[start of Dataset extract]

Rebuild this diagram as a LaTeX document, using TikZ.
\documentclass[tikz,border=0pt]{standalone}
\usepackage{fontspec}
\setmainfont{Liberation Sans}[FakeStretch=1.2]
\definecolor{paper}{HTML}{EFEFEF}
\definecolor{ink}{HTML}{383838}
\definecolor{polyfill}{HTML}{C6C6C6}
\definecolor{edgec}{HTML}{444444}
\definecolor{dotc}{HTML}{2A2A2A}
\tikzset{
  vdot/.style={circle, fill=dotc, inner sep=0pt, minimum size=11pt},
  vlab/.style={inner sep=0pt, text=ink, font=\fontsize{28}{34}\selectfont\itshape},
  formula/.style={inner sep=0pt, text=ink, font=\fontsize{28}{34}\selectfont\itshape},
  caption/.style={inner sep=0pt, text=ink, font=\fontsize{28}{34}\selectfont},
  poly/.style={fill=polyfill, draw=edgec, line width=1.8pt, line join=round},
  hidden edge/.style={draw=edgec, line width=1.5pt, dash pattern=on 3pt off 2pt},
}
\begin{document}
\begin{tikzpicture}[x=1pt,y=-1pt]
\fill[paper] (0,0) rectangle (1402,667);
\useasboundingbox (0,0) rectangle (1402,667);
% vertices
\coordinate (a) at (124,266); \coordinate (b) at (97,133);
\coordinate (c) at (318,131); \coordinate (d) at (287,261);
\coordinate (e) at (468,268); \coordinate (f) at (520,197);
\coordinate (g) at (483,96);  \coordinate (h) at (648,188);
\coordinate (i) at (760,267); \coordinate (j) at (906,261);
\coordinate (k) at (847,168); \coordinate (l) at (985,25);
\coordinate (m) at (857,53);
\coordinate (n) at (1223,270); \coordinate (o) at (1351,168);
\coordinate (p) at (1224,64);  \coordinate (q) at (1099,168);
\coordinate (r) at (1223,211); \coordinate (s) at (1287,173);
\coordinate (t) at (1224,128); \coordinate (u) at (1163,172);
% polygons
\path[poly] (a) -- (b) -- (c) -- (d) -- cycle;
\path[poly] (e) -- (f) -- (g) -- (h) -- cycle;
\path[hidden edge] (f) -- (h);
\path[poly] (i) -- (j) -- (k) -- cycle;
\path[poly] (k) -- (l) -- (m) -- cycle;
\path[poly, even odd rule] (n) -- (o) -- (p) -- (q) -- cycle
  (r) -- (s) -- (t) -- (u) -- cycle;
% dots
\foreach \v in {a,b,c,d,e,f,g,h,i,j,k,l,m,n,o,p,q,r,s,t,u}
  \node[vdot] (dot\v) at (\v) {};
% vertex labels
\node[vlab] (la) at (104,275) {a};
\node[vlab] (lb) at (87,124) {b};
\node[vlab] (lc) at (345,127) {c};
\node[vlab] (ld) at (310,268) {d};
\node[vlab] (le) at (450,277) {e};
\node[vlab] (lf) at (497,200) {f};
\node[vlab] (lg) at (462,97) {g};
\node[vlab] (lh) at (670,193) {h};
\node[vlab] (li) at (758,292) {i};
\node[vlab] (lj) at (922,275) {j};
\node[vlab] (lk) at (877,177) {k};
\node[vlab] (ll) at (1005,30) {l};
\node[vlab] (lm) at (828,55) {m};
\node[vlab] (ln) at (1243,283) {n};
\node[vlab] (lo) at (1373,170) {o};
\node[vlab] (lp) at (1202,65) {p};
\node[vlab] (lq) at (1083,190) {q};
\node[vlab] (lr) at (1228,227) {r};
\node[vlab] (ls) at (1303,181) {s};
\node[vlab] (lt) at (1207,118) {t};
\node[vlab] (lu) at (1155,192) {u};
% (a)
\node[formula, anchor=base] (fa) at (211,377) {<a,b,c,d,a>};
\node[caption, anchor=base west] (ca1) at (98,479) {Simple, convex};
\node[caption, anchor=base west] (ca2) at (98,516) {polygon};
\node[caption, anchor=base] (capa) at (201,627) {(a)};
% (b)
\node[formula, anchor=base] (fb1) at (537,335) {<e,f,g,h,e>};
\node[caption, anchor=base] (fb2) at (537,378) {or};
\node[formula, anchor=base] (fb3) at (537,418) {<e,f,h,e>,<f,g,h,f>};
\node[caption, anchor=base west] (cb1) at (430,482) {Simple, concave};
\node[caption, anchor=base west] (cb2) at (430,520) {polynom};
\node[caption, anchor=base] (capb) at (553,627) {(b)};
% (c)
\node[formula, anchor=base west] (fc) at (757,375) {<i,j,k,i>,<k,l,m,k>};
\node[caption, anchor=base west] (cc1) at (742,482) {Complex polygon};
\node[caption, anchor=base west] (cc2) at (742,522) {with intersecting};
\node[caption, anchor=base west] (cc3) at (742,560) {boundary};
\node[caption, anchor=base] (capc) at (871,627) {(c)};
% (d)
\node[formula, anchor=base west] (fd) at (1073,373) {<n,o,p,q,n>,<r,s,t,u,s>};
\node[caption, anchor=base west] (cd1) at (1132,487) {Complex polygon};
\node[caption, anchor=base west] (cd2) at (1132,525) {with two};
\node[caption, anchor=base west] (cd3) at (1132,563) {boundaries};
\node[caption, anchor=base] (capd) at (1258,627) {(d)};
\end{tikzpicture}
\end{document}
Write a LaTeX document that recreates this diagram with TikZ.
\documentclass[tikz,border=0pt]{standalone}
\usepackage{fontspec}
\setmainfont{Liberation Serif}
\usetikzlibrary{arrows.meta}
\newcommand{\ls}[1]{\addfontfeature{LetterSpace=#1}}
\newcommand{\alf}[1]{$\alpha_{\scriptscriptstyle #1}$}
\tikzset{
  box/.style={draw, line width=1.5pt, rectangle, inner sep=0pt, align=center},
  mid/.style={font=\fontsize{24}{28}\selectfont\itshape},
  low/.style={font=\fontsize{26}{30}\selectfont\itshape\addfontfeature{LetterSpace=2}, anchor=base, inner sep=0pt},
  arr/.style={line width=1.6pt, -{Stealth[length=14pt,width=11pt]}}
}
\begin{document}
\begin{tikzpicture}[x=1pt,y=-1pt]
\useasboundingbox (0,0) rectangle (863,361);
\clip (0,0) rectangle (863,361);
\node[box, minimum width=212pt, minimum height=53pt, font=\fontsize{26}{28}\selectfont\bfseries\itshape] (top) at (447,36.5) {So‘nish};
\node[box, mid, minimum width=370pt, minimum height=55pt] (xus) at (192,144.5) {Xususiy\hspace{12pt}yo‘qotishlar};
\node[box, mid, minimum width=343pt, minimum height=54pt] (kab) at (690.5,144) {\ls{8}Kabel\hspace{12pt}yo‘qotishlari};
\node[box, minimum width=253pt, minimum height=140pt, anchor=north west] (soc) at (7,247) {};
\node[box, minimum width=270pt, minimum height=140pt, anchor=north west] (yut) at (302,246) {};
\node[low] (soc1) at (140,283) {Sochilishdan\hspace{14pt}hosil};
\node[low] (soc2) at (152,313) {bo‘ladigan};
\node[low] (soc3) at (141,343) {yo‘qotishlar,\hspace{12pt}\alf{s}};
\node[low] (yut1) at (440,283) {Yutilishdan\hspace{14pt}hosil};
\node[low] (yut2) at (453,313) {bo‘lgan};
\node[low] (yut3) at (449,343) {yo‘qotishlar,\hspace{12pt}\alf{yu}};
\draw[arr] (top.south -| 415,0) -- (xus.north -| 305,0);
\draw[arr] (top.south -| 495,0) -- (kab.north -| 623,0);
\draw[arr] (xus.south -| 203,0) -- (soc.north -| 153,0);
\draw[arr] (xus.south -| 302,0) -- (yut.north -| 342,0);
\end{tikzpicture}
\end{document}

[end of Dataset extract]

Search the records above for the string "this". Copy every line that contains it.

Rebuild this diagram as a LaTeX document, using TikZ.
Write a LaTeX document that recreates this diagram with TikZ.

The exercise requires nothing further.